TATTY

Tatty, by Christine Dwyer Hickey

 

This is the story of a Dublin family deeply impacted the harmful drinking of both parents. It is told through the eyes of their daughter, Tatty, over a period of ten years.

The book has won several awards and is the 2020 Dublin One City One Book choice. Christine has spoken about the autobiographical nature of the book and has kindly agreed to share some extracts from it with the Silent Voices initiative, lending her voice to others who are lifting the lid on the trauma of parental alcohol misuse.

 

‘When you go out with the men you to the pub. You get hooshed up on the bar stool. You get to do things you’re not supposed to tell Mam about. Sometimes you get a little pint of stout.’

 

‘And even though Mam always warns her, Don’t be telling those nosy oul ones all your business, sometimes she gets mixed up and forgets. And it’s hard to know what you’re allowed to tell or not, because one minute it’s: Tell the truth and shame the devil. The next minute it’s: Ah what did you have to go and tell them that for? I could kill you stone dead.’

 

 

‘Jeannie writes this message to Tatty. The message says Mam is drunk. Tatty has to squish her eyes up to read Jeannie’s message because it’s so small. Mam is drunk, it says. Mam is drunk. No she’s not, Tatty says and starts laughing because that’s such a stupid thing to say about Mam. Mams don’t get drunk Jeannie, only Dads do. Jeannie writes it down again.

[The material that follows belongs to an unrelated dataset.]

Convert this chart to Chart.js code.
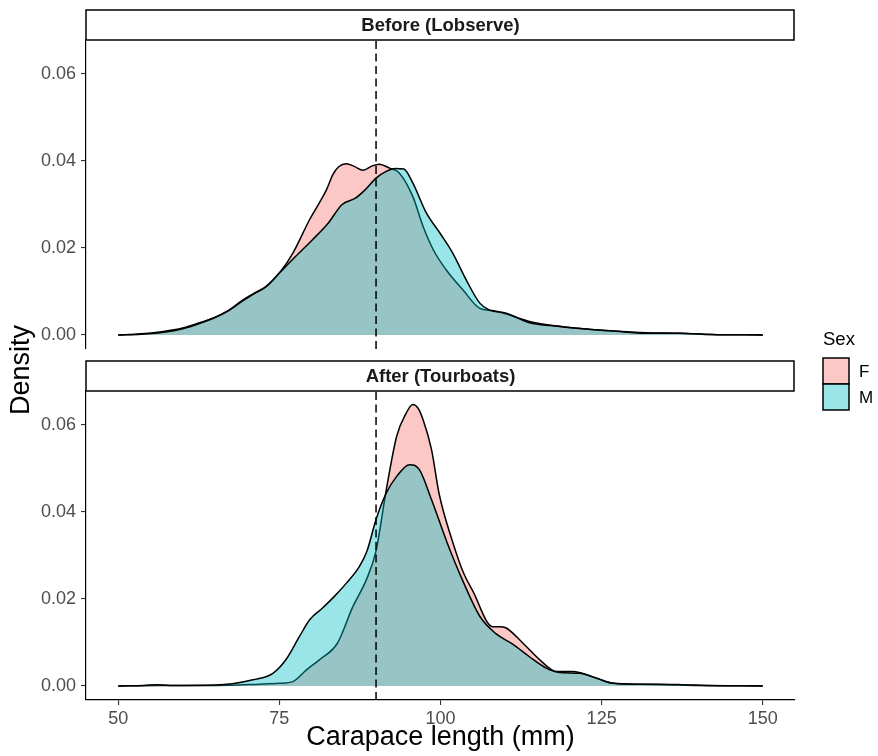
<!DOCTYPE html>
<html>
<head>
<meta charset="utf-8">
<script src="https://cdn.jsdelivr.net/npm/chart.js@4.4.1/dist/chart.umd.min.js"></script>
<style>
  html, body { margin: 0; padding: 0; background: #fff; }
  #wrap { position: relative; width: 878px; height: 756px; }
  canvas { position: absolute; left: 0; top: 0; }
</style>
</head>
<body>
<div id="wrap">
  <canvas id="before" width="878" height="756"></canvas>
  <canvas id="after" width="878" height="756"></canvas>
</div>
<script>
// Dados (densidade do comprimento da carapaça)
const beforeFx = [50, 53, 57, 60, 62.6, 65, 67, 69.3, 71, 72.9, 75, 77.1, 79.7, 81.2, 82.3, 83.3, 84.2, 85.4, 86.6, 88, 89.4, 90.5, 92.1, 93.6, 95.7, 97.3, 98.9, 100.9, 103.5, 106.1, 108.1, 110.2, 113.8, 119, 126.8, 132, 137.1, 142, 150];
const beforeF  = [0, 0.0002, 0.0008, 0.0016, 0.0028, 0.0040, 0.0055, 0.0080, 0.0095, 0.0111, 0.0142, 0.0188, 0.0265, 0.0303, 0.0333, 0.0368, 0.0386, 0.0393, 0.0387, 0.0378, 0.0388, 0.0392, 0.0383, 0.0372, 0.0318, 0.0249, 0.0195, 0.0149, 0.0103, 0.0061, 0.0056, 0.0048, 0.0031, 0.0019, 0.0009, 0.0005, 0.0004, 0.0001, 0];

const beforeMx = [50, 53, 57, 60, 62.6, 65, 67, 69.3, 71, 72.9, 75, 77.5, 80.1, 82.6, 84.7, 86.8, 88.3, 90, 91.5, 93.1, 94.3, 95.7, 97.8, 99.9, 101.9, 104, 106.1, 107.6, 110.2, 113.8, 117.4, 122, 126.8, 132, 137.1, 142, 150];
const beforeM  = [0, 0.0001, 0.0006, 0.0014, 0.0026, 0.0040, 0.0055, 0.0078, 0.0094, 0.0110, 0.0142, 0.0180, 0.0218, 0.0257, 0.0299, 0.0314, 0.0333, 0.0360, 0.0375, 0.0382, 0.0381, 0.0349, 0.0280, 0.0234, 0.0188, 0.0126, 0.0073, 0.0057, 0.0050, 0.0028, 0.0021, 0.0014, 0.0009, 0.0004, 0.0004, 0.0001, 0];

const afterFx = [50, 56, 65, 71.9, 75, 77.1, 79.2, 81.2, 84, 86.4, 88.5, 90, 91.6, 93.2, 94.7, 95.7, 96.5, 97.3, 98.6, 99.8, 101.9, 103.5, 105, 108.1, 109.2, 110.2, 112.8, 115.4, 118, 120.6, 123.2, 126.8, 131, 135, 140, 150];
const afterF  = [0, 0.0001, 0.0001, 0.0004, 0.0006, 0.0010, 0.0037, 0.0060, 0.0098, 0.0182, 0.0244, 0.0310, 0.0451, 0.0573, 0.0627, 0.0646, 0.0638, 0.0611, 0.0543, 0.0440, 0.0330, 0.0262, 0.0218, 0.0136, 0.0136, 0.0133, 0.0098, 0.0060, 0.0033, 0.0033, 0.0023, 0.0006, 0.0004, 0.0003, 0.0001, 0];

const afterMx = [50, 54, 56, 58, 65, 67.7, 70.9, 74, 76, 78.1, 79.7, 81.7, 83.5, 85.4, 87.4, 88.6, 90, 91.6, 93.2, 95.2, 96.7, 98.6, 101, 103.5, 106.1, 108.6, 111.2, 113.8, 116.4, 118.5, 121.6, 124.2, 126.8, 130.4, 133.9, 137.5, 142, 150];
const afterM  = [0, 0.0001, 0.0003, 0.0001, 0.0002, 0.0005, 0.0014, 0.0029, 0.0060, 0.0113, 0.0152, 0.0179, 0.0205, 0.0236, 0.0274, 0.0310, 0.0382, 0.0443, 0.0481, 0.0508, 0.0497, 0.0428, 0.0330, 0.0240, 0.0160, 0.0120, 0.0096, 0.0067, 0.0041, 0.0031, 0.0029, 0.0018, 0.0006, 0.0004, 0.0004, 0.0003, 0.0001, 0];

const xTicks = [50, 75, 100, 125, 150];
const yTicks = [0, 0.02, 0.04, 0.06];
const cutoff = 90;
const sexLabels = ['F', 'M'];

// cores (ggplot padrão, alpha 0.4)
const colF = 'rgba(248,118,109,0.4)';
const colM = 'rgba(0,191,196,0.4)';
const FONT = '"Liberation Sans", Arial, Helvetica, sans-serif';
const xMin = 45, xMax = 155, yMin = -0.003225, yMax = 0.0677;

const pts = (xs, ys) => xs.map((x, i) => ({ x: x, y: ys[i] }));

const decor = {
  id: 'decor',
  afterDraw(chart, args, o) {
    const { ctx, chartArea: a } = chart;
    ctx.save();
    // faixa do painel
    ctx.fillStyle = '#fff';
    ctx.fillRect(a.left, a.top - 30, a.right - a.left - 1, 30);
    ctx.lineWidth = 1.5;
    ctx.strokeStyle = '#000';
    ctx.strokeRect(a.left, a.top - 30, a.right - a.left - 1, 30);
    ctx.fillStyle = '#1A1A1A';
    ctx.font = 'bold 18.5px ' + FONT;
    ctx.textAlign = 'center';
    ctx.textBaseline = 'middle';
    ctx.fillText(o.text, (a.left + a.right) / 2, a.top - 15 + 1);

    if (o.extras) {
      // título do eixo y
      ctx.save();
      ctx.translate(22, 370);
      ctx.rotate(-Math.PI / 2);
      ctx.fillStyle = '#000';
      ctx.font = '27px ' + FONT;
      ctx.fillText('Density', 0, 0);
      ctx.restore();

      // legenda
      ctx.textAlign = 'left';
      ctx.fillStyle = '#000';
      ctx.font = '18.5px ' + FONT;
      ctx.fillText('Sex', 823, 340);
      [colF, colM].forEach((c, i) => {
        const y = 358 + i * 26;
        ctx.fillStyle = '#fff';
        ctx.fillRect(823, y, 26, 26);
        ctx.fillStyle = c;
        ctx.fillRect(823, y, 26, 26);
        ctx.lineWidth = 1.5;
        ctx.strokeStyle = '#000';
        ctx.strokeRect(823, y, 26, 26);
        ctx.fillStyle = '#000';
        ctx.font = '17px ' + FONT;
        ctx.fillText(sexLabels[i], 859, y + 14);
      });
    }
    ctx.restore();
  }
};

function panel(id, text, fData, mData, bottom) {
  return new Chart(document.getElementById(id), {
    type: 'line',
    data: {
      datasets: [
        { label: 'F', data: fData, order: 2, backgroundColor: colF, fill: 'origin' },
        { label: 'M', data: mData, order: 1, backgroundColor: colM, fill: 'origin' },
        { label: 'cutoff', data: [{ x: cutoff, y: yMin }, { x: cutoff, y: yMax }], order: 0,
          borderColor: '#000', borderWidth: 1.5, borderDash: [8, 4.5], fill: false, cubicInterpolationMode: 'default', tension: 0 }
      ]
    },
    options: {
      responsive: false,
      animation: false,
      devicePixelRatio: 1,
      layout: { padding: { left: 0, right: 83, top: bottom ? 391 : 40, bottom: bottom ? 0 : 407 } },
      elements: {
        point: { radius: 0 },
        line: { borderColor: '#000', borderWidth: 1.5, cubicInterpolationMode: 'monotone' }
      },
      plugins: {
        legend: { display: false },
        tooltip: { enabled: false },
        decor: { text: text, extras: !bottom }
      },
      scales: {
        x: {
          type: 'linear', min: xMin, max: xMax, display: bottom,
          afterBuildTicks: s => { s.ticks = xTicks.map(v => ({ value: v })); },
          afterFit: s => { s.height = bottom ? 56 : 0; },
          ticks: { color: '#4D4D4D', font: { family: FONT, size: 18 }, padding: 3, maxRotation: 0, callback: v => String(v) },
          grid: { drawOnChartArea: false, drawTicks: true, tickLength: 5, color: '#333333', lineWidth: 1.1 },
          border: { display: true, color: '#000', width: 1.2 },
          title: { display: true, text: 'Carapace length (mm)', color: '#000', font: { family: FONT, size: 27 }, padding: { top: 0, bottom: 2 } }
        },
        y: {
          type: 'linear', min: yMin, max: yMax,
          afterBuildTicks: s => { s.ticks = yTicks.map(v => ({ value: v })); },
          afterFit: s => { s.width = 86; },
          ticks: { color: '#4D4D4D', font: { family: FONT, size: 18 }, padding: 5, callback: v => v.toFixed(2) },
          grid: { drawOnChartArea: false, drawTicks: true, tickLength: 5, color: '#333333', lineWidth: 1.1 },
          border: { display: true, color: '#000', width: 1.2 }
        }
      }
    },
    plugins: [decor]
  });
}

panel('before', 'Before (Lobserve)', pts(beforeFx, beforeF), pts(beforeMx, beforeM), false);
panel('after', 'After (Tourboats)', pts(afterFx, afterF), pts(afterMx, afterM), true);
</script>
</body>
</html>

Yes she is. I bet they weren’t shopping at all, I bet they were in the pub. You can smell it off her and look at her face, it’s all crooked. NO she is NOT, Tatty says, and gives Jeannie’s arm such a Chinese burn that she gives in and says she’s only messing. She’s not drunk. She’s not. She’s just tired.’

 

‘Jackie Mac was the one who drove her back to school in the end, because Dad had to be someplace else. She was glad too, because for the first time ever, she didn’t want to be on her own with Dad, listening to him giving out stink about Mam, the way she used to have to listen to Mam giving out about him.’

 

‘She cries when she’s talking to the aunties on the phone; she cries in the kitchen on her own. And that makes you feel really sorry for poor old Mam, crying on her own in the kitchen when she’s trying to make the dinner or wash the dishes or sort out all the clothes. But then after a while she stops being sad and doesn’t cry anymore: she just stays in bad humour all the time. Then you don’t feel sorry for Mam. You just feel afraid.’

 

‘Everything is going to change from now on, he says again. Everything’s going to be different. Then he tells them he has to go out for a while to see a man about a bit of business and they’re not to make any noise so Mam can have a big fat sleep for herself.’